Thursday, July 16, 2009

How I met Dave Eggers

It all started about a month ago, when Britt and I were walking at Crissy Field near the Golden Gate Bridge. These girls come up and ask us if we're a couple. "Yes," we said. They say they're interns at McSweeney's and want to take our pictures for this photo spread they're doing on couples. We obliged. We corresponded with them later by email and verified the paragraph they wrote about us.

A month later we go to a Dave Eggers book signing for his new book. Britt gets him to sign her book, spelling her name out "Brittany O."

"Like Karen O?" Dave asks.

"Yes," she says.

"Cool," he responds.

Then he sees me, and asks, "Don't I know you from somewhere?"

We're in the McSweeney's couples photo thing, we say. He flips out and says, wait for me, I'll be done in 10 minutes, and gives us the address of his office. He was midway through signing Britt's book, but we move out of the way and walk over to his nearby office, which happens to be in the back of a stationary store.

There, we sit around while everyone types away on their Macbooks. I checked out some stuff they had displayed, presumably from the superhero store in Brooklyn, like Time Travel products and different superhuman powers in physical form, like chemical elements. After about 20 minutes, Dave rushes in and whisks us past everyone and into his office in the back. Sweet!

He showed us the photo spread layout. It's a game where they show your pictures individually with a bunch of others on one page, and people are supposed to match you with your mate. The answers are on another page. He said they took the idea from Boston Magazine, but they don't usually do unoriginal things like that. Dave reassures Britt that they chose a good pic of her, and once I tell him I went to Northwestern, he tells me how Northwestern kids used to make fun of him and the other Illinois state school kids when they came to basketball games on our campus. I almost felt bad for him.

Next came the payoff. "Do you guys want anything? Take some books!" he says. We were surrounded by volumes on bookshelves, so I asked him to pick some. He chose "Bowl of Cherries" by 90-year-old author Millard Kaufman, and "The Convalescent" by Jessica Anthony, about a four and a half foot tall Hungarian butcher man, or something, both hardcovers. He also hooked Britt up with the McSweeney's editor, who gave her an assignment. Sweetness!

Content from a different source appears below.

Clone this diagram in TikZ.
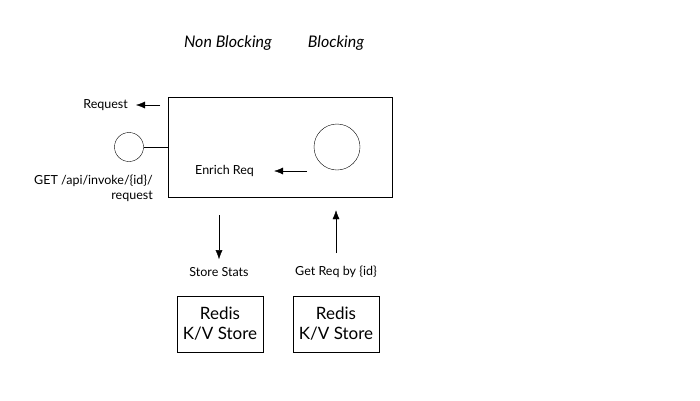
\documentclass[tikz,border=0pt]{standalone}
\usepackage{fontspec}
\setmainfont{Lato}
\usetikzlibrary{shadows,arrows.meta}
\tikzset{
    lbl/.style={font=\fontsize{12.5}{15}\selectfont, inner sep=0pt},
    store/.style={draw, fill=white, minimum width=86pt, minimum height=56pt, align=center,
        font=\fontsize{17}{20}\selectfont, drop shadow={opacity=.25, shadow xshift=1pt, shadow yshift=-1pt}},
    flow/.style={-{Latex[length=9pt,width=7pt]}},
}
\begin{document}
\begin{tikzpicture}[x=1pt, y=-1pt]
\useasboundingbox[fill=white] (0,0) rectangle (700,400);
\node[font=\fontsize{16}{18}\selectfont\itshape] (nb) at (228,43) {Non Blocking};
\node[font=\fontsize{16}{18}\selectfont\itshape] (bl) at (336,43) {Blocking};

\node[draw, minimum width=224pt, minimum height=100pt, inner sep=0pt] (svc) at (280,147) {};
\node[draw, circle, minimum size=29pt, inner sep=0pt] (ep) at (129,147) {};
\node[draw, circle, minimum size=46pt, inner sep=0pt] (blk) at (337,147) {};
\draw (ep) -- (svc.west |- ep);

\node[lbl, anchor=east] (req) at (128,105) {Request};
\coordinate (reqs) at (160,105);
\draw[flow] (reqs) -- ([xshift=8pt]req.east);

\node[lbl, align=right, anchor=north east] (get) at (153,175) {GET /api/invoke/\{id\}/\\request};

\node[lbl, anchor=west] (enr) at (195,171) {Enrich Req};
\coordinate (enrs) at (307,171);
\draw[flow] (enrs) -- ([xshift=20pt]enr.east);

\node[store] (r1) at (220,324) {Redis\\K/V Store};
\node[store] (r2) at (336,324) {Redis\\K/V Store};
\node[lbl] (ss) at (219,272) {Store Stats};
\node[lbl] (gr) at (336,272) {Get Req by \{id\}};

\coordinate (s1) at (219,215);
\coordinate (s2) at (336,253);
\draw[flow] (s1) -- ([yshift=8pt]ss.north);
\draw[flow] (s2) -- ([yshift=-13pt]svc.south -| s2);
\end{tikzpicture}
\end{document}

Finally, we ask, can you sign our books now? He obliges, writing, "with love and strength and thanks," in Britt's copy of "What is the What." After reading her friend's inscription, that the book taught him "it could always be worse," Dave says, "Valentino knows that better than anyone." In our new copy of "Zeitoun" he writes, "So good to know you two. Be Human."

So, Dave was pretty cool. Britt was surprised how young he looked, and I noticed how soft-spoken and humble he seemed. I was so star struck I forgot to ask him to get margaritas with us.